What is required => Copy out each line that mentions the word "this".

[BEGIN Source data]

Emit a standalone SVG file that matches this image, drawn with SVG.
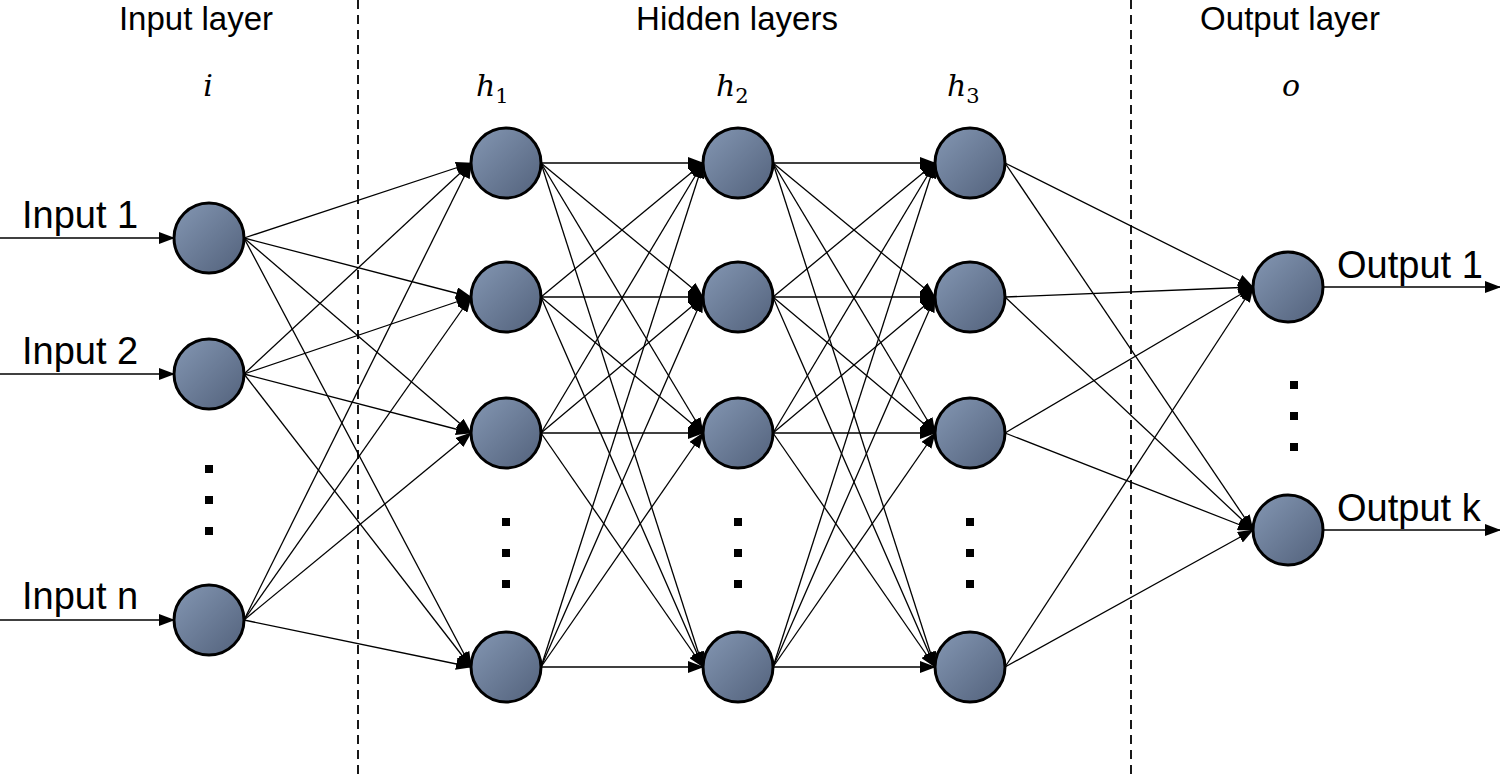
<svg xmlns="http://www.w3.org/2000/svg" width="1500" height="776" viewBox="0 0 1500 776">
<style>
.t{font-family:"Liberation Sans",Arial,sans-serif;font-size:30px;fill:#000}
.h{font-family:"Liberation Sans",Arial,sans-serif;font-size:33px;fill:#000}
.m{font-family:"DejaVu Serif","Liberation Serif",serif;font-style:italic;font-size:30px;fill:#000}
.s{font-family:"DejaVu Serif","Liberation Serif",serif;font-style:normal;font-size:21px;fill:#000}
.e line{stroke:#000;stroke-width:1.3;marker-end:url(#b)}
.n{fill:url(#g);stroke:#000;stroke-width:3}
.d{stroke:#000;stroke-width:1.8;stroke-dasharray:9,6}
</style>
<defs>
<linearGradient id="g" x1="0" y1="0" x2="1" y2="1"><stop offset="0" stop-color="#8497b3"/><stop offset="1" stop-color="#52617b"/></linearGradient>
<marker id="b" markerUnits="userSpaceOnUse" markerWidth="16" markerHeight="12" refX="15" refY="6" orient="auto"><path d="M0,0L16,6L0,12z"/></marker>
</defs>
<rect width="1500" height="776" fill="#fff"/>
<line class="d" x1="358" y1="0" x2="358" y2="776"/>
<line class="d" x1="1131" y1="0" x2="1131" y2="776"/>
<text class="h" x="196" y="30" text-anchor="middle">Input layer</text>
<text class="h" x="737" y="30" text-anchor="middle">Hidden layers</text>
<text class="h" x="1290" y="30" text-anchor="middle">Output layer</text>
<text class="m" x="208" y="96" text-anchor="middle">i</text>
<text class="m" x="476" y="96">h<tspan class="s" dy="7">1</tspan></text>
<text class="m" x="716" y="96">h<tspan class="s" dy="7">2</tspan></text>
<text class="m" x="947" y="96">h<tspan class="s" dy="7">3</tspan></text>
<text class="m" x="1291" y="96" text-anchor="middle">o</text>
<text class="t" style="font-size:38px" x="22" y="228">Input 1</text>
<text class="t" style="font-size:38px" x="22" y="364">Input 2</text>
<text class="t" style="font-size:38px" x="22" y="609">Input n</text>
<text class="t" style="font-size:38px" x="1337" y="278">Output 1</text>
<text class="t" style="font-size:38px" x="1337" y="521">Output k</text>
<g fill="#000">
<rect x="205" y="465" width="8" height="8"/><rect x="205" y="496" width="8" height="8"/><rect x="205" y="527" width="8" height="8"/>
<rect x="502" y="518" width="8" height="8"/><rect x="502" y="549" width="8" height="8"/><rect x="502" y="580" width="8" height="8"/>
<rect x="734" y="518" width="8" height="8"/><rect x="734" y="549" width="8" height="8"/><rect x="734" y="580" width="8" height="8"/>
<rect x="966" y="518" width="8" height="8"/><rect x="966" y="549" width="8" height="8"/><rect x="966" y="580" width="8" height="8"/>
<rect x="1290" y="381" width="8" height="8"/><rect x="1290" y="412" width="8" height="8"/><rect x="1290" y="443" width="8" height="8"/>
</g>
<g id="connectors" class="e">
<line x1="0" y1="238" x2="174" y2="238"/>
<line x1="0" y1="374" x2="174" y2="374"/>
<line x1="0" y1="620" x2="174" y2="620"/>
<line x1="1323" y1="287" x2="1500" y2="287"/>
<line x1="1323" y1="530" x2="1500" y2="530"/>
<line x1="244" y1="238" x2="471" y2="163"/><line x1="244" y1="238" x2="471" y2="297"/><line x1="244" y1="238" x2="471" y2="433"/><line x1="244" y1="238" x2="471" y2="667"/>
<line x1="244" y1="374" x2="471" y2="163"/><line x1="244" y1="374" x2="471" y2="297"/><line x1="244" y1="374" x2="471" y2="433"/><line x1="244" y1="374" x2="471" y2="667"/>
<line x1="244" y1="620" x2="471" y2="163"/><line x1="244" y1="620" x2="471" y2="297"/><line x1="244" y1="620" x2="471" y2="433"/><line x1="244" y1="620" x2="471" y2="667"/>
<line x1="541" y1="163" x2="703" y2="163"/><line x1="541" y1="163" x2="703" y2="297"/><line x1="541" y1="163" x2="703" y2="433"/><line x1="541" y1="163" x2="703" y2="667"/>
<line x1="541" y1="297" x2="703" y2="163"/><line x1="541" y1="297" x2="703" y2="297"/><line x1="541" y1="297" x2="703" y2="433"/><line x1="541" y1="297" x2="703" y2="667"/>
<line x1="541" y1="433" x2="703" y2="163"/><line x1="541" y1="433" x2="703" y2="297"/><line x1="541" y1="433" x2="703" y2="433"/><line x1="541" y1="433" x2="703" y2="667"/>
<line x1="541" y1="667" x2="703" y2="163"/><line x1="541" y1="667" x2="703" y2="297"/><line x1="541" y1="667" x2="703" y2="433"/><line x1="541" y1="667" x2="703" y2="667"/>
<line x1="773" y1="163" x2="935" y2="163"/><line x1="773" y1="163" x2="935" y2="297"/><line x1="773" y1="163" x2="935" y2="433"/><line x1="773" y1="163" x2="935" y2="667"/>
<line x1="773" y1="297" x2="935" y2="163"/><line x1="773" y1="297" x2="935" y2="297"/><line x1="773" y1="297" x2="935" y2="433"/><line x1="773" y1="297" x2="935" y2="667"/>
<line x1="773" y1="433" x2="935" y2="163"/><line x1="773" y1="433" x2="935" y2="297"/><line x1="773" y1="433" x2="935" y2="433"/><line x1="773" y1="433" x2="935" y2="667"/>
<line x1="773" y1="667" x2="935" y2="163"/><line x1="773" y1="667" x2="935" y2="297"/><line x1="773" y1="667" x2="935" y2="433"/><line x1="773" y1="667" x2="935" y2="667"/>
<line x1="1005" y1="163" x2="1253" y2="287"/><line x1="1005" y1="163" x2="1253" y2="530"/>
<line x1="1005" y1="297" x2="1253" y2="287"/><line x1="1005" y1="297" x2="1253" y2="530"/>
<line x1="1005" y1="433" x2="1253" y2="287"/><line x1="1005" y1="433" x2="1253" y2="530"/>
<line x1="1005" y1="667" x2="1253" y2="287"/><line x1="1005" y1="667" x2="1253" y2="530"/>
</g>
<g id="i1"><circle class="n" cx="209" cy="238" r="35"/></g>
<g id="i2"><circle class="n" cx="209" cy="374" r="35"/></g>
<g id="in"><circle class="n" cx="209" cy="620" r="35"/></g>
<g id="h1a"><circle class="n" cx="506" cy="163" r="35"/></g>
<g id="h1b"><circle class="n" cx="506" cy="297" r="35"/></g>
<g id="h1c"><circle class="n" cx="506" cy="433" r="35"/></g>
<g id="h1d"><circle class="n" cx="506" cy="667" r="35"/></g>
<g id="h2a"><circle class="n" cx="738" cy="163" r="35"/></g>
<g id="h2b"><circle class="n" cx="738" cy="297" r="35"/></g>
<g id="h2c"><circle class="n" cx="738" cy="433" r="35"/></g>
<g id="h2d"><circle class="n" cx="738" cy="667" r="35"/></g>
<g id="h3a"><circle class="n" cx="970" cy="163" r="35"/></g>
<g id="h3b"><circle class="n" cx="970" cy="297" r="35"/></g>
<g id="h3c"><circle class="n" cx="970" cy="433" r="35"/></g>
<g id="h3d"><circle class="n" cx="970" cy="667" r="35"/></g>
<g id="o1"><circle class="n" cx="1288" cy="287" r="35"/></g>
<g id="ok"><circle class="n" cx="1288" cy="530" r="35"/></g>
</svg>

[END Source data]
[BEGIN Source data]

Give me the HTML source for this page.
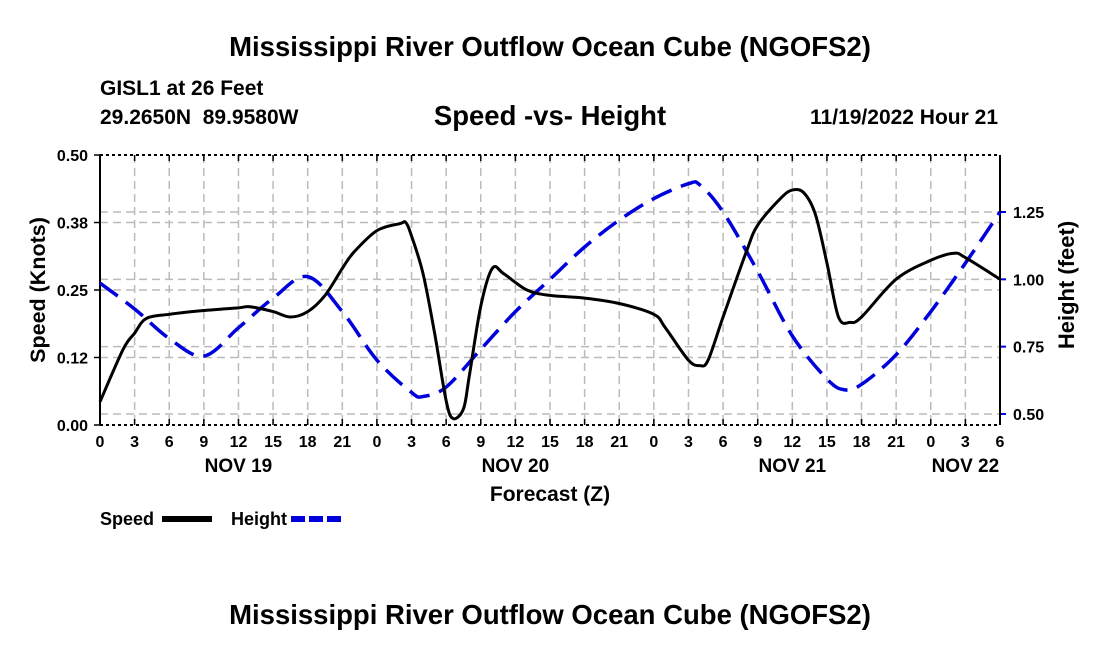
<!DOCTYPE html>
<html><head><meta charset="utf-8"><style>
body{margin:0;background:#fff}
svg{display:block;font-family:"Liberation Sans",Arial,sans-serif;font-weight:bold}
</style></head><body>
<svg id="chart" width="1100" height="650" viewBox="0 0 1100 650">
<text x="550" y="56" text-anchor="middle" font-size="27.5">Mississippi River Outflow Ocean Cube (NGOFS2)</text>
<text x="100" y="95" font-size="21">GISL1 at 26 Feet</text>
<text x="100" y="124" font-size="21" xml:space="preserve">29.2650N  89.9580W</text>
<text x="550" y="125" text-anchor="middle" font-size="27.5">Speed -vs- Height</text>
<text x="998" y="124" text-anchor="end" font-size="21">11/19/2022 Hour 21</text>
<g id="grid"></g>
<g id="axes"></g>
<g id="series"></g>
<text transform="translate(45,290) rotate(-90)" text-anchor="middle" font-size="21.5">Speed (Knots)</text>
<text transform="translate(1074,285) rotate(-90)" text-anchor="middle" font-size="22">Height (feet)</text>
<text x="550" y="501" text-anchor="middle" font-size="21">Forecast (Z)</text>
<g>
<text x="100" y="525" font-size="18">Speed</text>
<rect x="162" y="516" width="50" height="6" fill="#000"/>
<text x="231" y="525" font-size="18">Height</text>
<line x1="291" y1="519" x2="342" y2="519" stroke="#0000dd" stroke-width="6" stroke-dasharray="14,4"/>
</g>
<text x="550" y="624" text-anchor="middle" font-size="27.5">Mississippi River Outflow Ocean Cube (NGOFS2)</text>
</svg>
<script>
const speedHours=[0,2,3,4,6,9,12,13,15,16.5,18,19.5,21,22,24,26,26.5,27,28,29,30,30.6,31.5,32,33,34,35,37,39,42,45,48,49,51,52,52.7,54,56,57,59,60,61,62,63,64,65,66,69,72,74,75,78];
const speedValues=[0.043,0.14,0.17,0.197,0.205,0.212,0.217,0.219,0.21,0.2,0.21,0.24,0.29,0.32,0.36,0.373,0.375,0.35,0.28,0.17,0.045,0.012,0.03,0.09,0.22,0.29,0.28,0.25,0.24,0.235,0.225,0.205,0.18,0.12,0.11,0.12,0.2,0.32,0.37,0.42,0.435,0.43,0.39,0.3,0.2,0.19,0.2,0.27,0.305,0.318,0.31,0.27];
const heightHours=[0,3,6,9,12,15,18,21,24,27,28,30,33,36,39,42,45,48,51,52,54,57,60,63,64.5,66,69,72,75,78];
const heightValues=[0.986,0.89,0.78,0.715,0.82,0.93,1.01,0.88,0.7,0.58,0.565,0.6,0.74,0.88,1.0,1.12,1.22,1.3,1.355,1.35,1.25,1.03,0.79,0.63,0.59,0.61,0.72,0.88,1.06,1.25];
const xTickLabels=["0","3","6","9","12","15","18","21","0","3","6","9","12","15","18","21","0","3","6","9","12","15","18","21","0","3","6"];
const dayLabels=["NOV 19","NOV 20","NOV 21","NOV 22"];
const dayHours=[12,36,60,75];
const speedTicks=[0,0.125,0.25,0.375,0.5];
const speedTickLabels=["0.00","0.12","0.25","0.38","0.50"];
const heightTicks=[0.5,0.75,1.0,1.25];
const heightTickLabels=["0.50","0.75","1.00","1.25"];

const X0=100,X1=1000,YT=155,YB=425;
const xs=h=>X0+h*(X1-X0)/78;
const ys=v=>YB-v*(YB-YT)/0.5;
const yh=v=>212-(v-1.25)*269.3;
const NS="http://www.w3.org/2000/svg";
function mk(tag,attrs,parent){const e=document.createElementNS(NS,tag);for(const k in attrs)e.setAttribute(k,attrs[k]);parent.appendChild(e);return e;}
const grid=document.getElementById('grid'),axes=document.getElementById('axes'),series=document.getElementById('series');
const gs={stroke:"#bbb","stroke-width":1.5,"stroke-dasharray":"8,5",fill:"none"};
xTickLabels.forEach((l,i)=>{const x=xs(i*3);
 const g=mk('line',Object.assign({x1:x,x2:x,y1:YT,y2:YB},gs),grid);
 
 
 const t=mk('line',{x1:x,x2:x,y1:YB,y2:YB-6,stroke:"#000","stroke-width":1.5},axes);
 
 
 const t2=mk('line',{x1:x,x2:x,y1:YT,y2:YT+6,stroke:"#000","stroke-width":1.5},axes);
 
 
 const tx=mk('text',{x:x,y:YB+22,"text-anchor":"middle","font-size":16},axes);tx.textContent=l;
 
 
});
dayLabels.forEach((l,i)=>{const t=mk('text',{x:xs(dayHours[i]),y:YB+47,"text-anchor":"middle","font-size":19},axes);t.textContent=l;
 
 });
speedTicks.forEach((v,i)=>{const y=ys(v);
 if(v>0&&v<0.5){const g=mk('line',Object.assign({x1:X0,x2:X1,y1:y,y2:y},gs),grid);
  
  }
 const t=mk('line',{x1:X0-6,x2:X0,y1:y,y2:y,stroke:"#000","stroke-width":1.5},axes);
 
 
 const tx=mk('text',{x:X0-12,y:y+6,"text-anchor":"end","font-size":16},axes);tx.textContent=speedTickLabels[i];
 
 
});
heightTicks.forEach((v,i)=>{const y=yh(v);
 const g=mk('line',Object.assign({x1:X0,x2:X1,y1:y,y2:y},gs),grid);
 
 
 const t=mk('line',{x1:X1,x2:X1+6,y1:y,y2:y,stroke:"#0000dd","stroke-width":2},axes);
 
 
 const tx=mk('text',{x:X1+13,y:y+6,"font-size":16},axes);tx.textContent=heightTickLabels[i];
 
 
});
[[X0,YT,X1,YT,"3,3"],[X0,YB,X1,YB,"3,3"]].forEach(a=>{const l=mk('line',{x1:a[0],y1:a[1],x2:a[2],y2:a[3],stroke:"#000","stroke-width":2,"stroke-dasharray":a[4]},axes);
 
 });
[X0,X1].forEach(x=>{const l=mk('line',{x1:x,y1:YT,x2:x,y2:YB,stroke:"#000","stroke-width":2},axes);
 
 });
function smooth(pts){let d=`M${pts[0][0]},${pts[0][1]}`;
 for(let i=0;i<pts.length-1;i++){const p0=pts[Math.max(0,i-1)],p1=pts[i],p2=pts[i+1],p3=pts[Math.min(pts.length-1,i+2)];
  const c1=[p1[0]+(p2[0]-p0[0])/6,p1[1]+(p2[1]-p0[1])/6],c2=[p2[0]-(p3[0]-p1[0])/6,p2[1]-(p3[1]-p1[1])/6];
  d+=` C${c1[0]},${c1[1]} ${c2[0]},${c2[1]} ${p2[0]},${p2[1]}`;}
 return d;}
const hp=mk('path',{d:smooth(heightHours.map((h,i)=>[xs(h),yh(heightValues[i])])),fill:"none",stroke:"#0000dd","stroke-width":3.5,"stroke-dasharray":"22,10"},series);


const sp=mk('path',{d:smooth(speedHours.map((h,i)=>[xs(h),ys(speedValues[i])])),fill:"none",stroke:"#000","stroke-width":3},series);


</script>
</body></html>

[END Source data]

Full output =>
Emit a standalone SVG file that matches this image, drawn with SVG.
Give me the HTML source for this page.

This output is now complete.